Yu was elected as a Fellow of the American Association for the Advancement of Science (AAAS) in 2018.

News Releases:

Singh, Arti

Dr. Arti Singh is an Associate Professor in the Department of Agronomy at Iowa State University with more than 15 years of plant breeding experience. After obtaining her PhD degree from G.B. Pant University in India, she worked as a Post-doctoral fellow at the University of Saskatchewan and then at Agriculture and Agri-Food Canada prior to joining Iowa State University.

She has authored two textbooks ‘Disease and Insect Resistance in Plants’ and “Plant Breeding and Cultivar Development.” She has published peer reviewed research articles in reputed and high impact journals including the Proceeding of National Academy of Sciences and Trends in Plant Science. She has been awarded competitive grants by USDA-NIFA Agriculture and Food Research Initiative (AFRI) Food and Agriculture Cyberinformatics and Tools (FACT), National Science Foundation, Iowa Soybean Association, IA Soybean Research Center, and United Soybean Board.

She leads a green (Vigna radiata) and black gram (Vigna mungo) breeding program focused on developing new varieties for plant-based protein markets. Her research projects are geared towards harnessing genetic diversity for genetic gain, utilization of advanced data analytics particularly machine and deep learning for early disease and stress signatures, and genetic/genomic studies on abiotic and biotic stress resistance.

Lamkey, Kendall

Kendall R. Lamkey began his tenure as the Associate Dean for Facilities and Operations (ADFO) for the College of Agriculture and Life Sciences at Iowa State University on May 16, 2023. The ADFO works in collaboration with the dean, associate deans, department chairs, college-level centers, and other unit leaders to ensure that operations directly advance the mission of the college and that resources are deployed wisely and efficiently. The ADFO will engage with university-level and college administration, facilities planning and management, and external partners to advance the mission of the college. CALS facilities and farms serve teaching, research, and extension missions across the college and state.

Previously, Dr. Lamkey served as interim-chair (2006) and chair (2007-2023) for the Department of Agronomy at Iowa State University.

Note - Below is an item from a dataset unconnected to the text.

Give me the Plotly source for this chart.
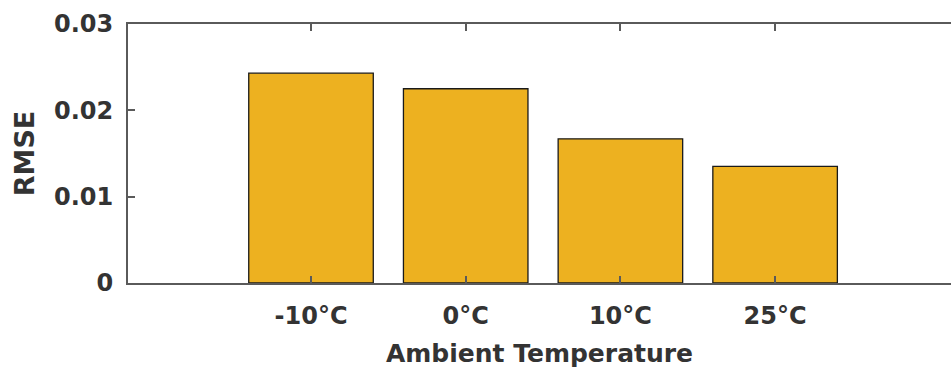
import plotly.graph_objects as go

# RMSE of the model at each ambient temperature
categories = ["-10°C", "0°C", "10°C", "25°C"]
rmse = [0.0243, 0.0225, 0.0167, 0.0135]
y_ticks = [0, 0.01, 0.02, 0.03]
y_tick_labels = ["0", "0.01", "0.02", "0.03"]

FONT = "DejaVu Sans"
TEXT = "#333333"
AXIS = "#5a5a5a"

fig = go.Figure(
    go.Bar(
        x=categories,
        y=rmse,
        marker=dict(color="#EDB120", line=dict(color="#1a1a1a", width=1.3)),
        width=0.805,
    )
)

fig.update_layout(
    width=951,
    height=370,
    margin=dict(l=128, r=0, t=24, b=87),
    paper_bgcolor="white",
    plot_bgcolor="white",
    showlegend=False,
    font=dict(family=FONT, color=TEXT),
)

fig.update_xaxes(
    type="category",
    range=[-1.183, 4.137],
    showline=True,
    linecolor=AXIS,
    linewidth=2,
    mirror="ticks",
    ticks="inside",
    ticklen=7,
    tickwidth=2,
    tickcolor=AXIS,
    showgrid=False,
    ticklabelstandoff=10,
    tickfont=dict(family=FONT, size=24, color=TEXT, weight="bold"),
    title=dict(text="Ambient Temperature",
               font=dict(family=FONT, size=25, color=TEXT, weight="bold"),
               standoff=16),
)

fig.update_yaxes(
    range=[0, 0.03],
    tickvals=y_ticks,
    ticktext=y_tick_labels,
    showline=True,
    linecolor=AXIS,
    linewidth=2,
    mirror=False,
    ticks="inside",
    ticklen=7,
    tickwidth=2,
    tickcolor=AXIS,
    showgrid=False,
    zeroline=False,
    ticklabelstandoff=8,
    tickfont=dict(family=FONT, size=24, color=TEXT, weight="bold"),
    title=dict(text="RMSE",
               font=dict(family=FONT, size=27, color=TEXT, weight="bold"),
               standoff=12),
)

fig.write_html("out.html")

In that role, he  provided leadership and direction to the department in the areas of education, research, and extension.

He earned his B.S. and M.S. degrees from the University of Illinois and his Ph.D. degree from Iowa State University in plant breeding and genetics.

Dr. Lamkey’s research focused on corn breeding with an emphasis on the quantitative genetics of selection response, inbreeding depression and heterosis. Dr. Lamkey has served on the advisory board for Makerere University Regional Center of Excellence in Crop Improvement (MaRCCI), Kampala, Uganda since 2018. Dr. Lamkey has been involved in the gates funded project Plant Breeding Education for Africa (PBEA). One of Dr. Lamkey’s current interests is cropping systems models such as APSIM and how to account for genetic changes in cultivars overtime in these models.

Dr. Lamkey has authored or co-authored 81 refereed journal articles and numerous papers in conference proceedings, book chapters, published abstracts, and technical research reports. Dr. Lamkey has been active in graduate education at Iowa State University and has served as major advisor for 18 Ph.D. students and 10 M.S. students and has served on the program of study committee for more than 80 M.S. and Ph.D. students

Dr. Lamkey is a fellow of the American Society of Agronomy and the Crop Science Society of America and has served as an associate editor, technical editor, and editor for Crop Science.